begin Materials provided
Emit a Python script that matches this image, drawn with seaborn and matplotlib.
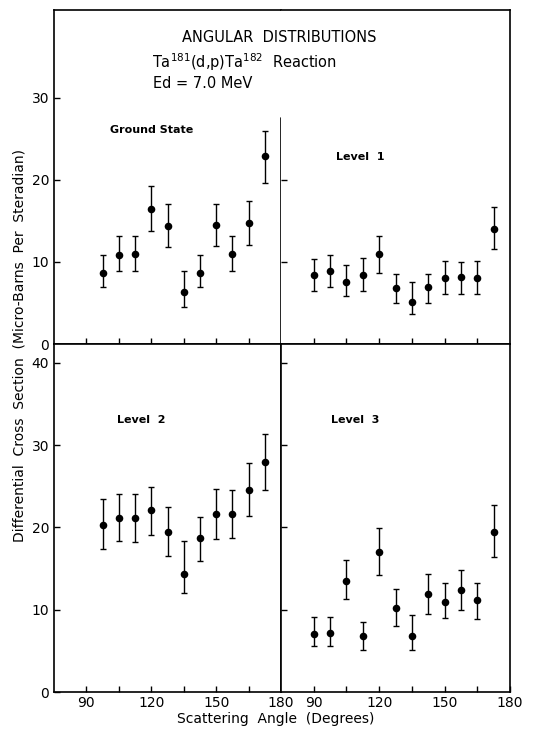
end Materials provided
begin Materials provided
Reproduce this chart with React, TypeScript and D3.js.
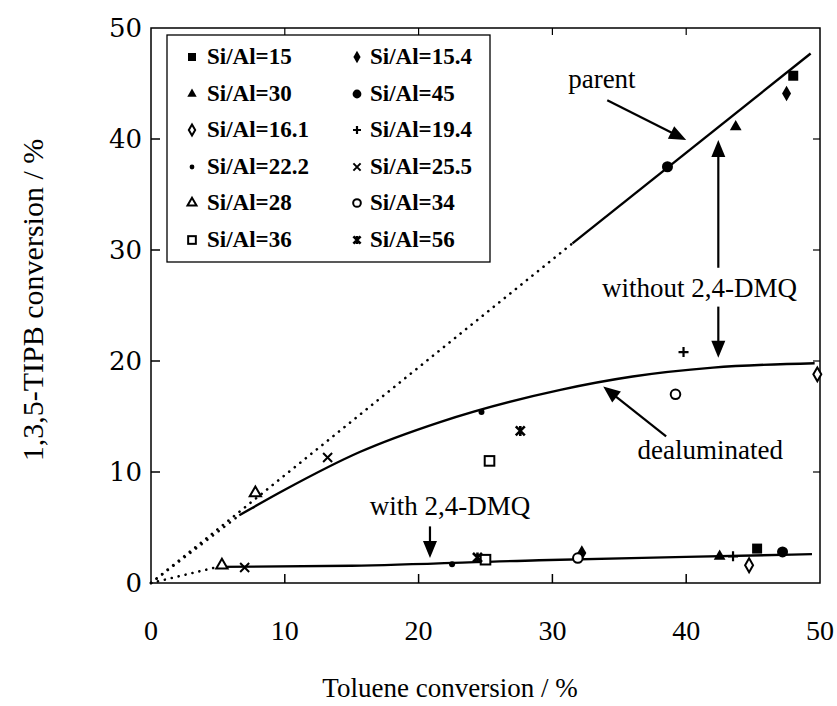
end Materials provided
begin Materials provided
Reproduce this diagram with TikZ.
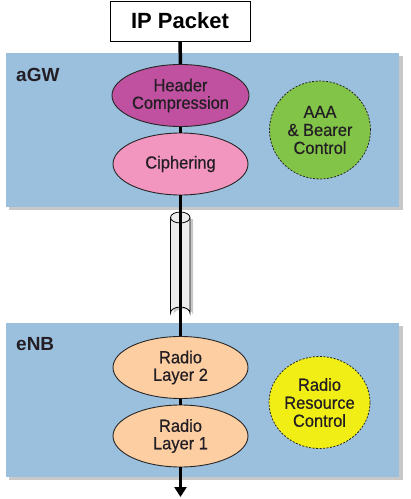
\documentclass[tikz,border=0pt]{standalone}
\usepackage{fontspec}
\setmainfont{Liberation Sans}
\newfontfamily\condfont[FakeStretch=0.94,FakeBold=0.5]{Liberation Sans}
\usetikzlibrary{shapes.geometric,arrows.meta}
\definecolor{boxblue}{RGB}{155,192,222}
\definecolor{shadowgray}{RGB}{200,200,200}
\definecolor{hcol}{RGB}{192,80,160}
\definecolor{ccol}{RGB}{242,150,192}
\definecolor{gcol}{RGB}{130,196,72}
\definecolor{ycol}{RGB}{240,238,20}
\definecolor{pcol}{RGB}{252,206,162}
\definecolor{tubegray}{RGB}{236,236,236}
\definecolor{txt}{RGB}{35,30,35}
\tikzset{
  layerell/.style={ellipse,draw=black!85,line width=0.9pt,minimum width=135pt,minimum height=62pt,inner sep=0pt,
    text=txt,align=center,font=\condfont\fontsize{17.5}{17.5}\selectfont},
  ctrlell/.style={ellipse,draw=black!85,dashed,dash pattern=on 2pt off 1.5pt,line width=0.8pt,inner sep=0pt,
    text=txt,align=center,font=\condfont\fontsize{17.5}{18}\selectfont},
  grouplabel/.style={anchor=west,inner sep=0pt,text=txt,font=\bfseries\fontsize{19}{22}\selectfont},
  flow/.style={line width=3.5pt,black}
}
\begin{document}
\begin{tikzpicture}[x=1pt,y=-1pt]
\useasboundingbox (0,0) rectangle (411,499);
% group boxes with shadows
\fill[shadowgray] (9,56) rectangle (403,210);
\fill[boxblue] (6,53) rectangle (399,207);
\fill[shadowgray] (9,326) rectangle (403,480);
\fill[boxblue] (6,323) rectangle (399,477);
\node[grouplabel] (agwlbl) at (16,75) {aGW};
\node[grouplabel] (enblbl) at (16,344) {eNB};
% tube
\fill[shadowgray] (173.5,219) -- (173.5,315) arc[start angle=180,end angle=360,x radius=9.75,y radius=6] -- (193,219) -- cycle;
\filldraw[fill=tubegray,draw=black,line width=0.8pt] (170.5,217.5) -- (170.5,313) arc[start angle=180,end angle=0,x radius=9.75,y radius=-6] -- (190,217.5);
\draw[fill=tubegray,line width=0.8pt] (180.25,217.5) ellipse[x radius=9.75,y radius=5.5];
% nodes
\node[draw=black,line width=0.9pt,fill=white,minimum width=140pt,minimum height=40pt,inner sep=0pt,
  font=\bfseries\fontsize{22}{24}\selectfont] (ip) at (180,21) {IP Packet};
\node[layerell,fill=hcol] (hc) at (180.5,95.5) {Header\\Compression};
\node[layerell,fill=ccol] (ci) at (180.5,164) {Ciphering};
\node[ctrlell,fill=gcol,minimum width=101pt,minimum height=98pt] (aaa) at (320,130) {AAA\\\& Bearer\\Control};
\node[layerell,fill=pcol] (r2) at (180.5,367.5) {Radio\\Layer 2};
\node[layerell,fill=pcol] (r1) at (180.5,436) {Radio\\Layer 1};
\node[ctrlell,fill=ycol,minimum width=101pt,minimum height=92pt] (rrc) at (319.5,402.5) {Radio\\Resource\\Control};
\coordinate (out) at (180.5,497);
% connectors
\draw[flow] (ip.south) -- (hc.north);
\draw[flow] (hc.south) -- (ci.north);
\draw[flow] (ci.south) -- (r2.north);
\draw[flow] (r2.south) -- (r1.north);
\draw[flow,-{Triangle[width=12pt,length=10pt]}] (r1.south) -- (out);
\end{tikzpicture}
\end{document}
end Materials provided
Challenge:
In the lines above, find each one with "this" and list it.

Result of the exercise:
Emit a Python script that matches this image, drawn with seaborn and matplotlib.
Reproduce this chart with React, TypeScript and D3.js.
Reproduce this diagram with TikZ.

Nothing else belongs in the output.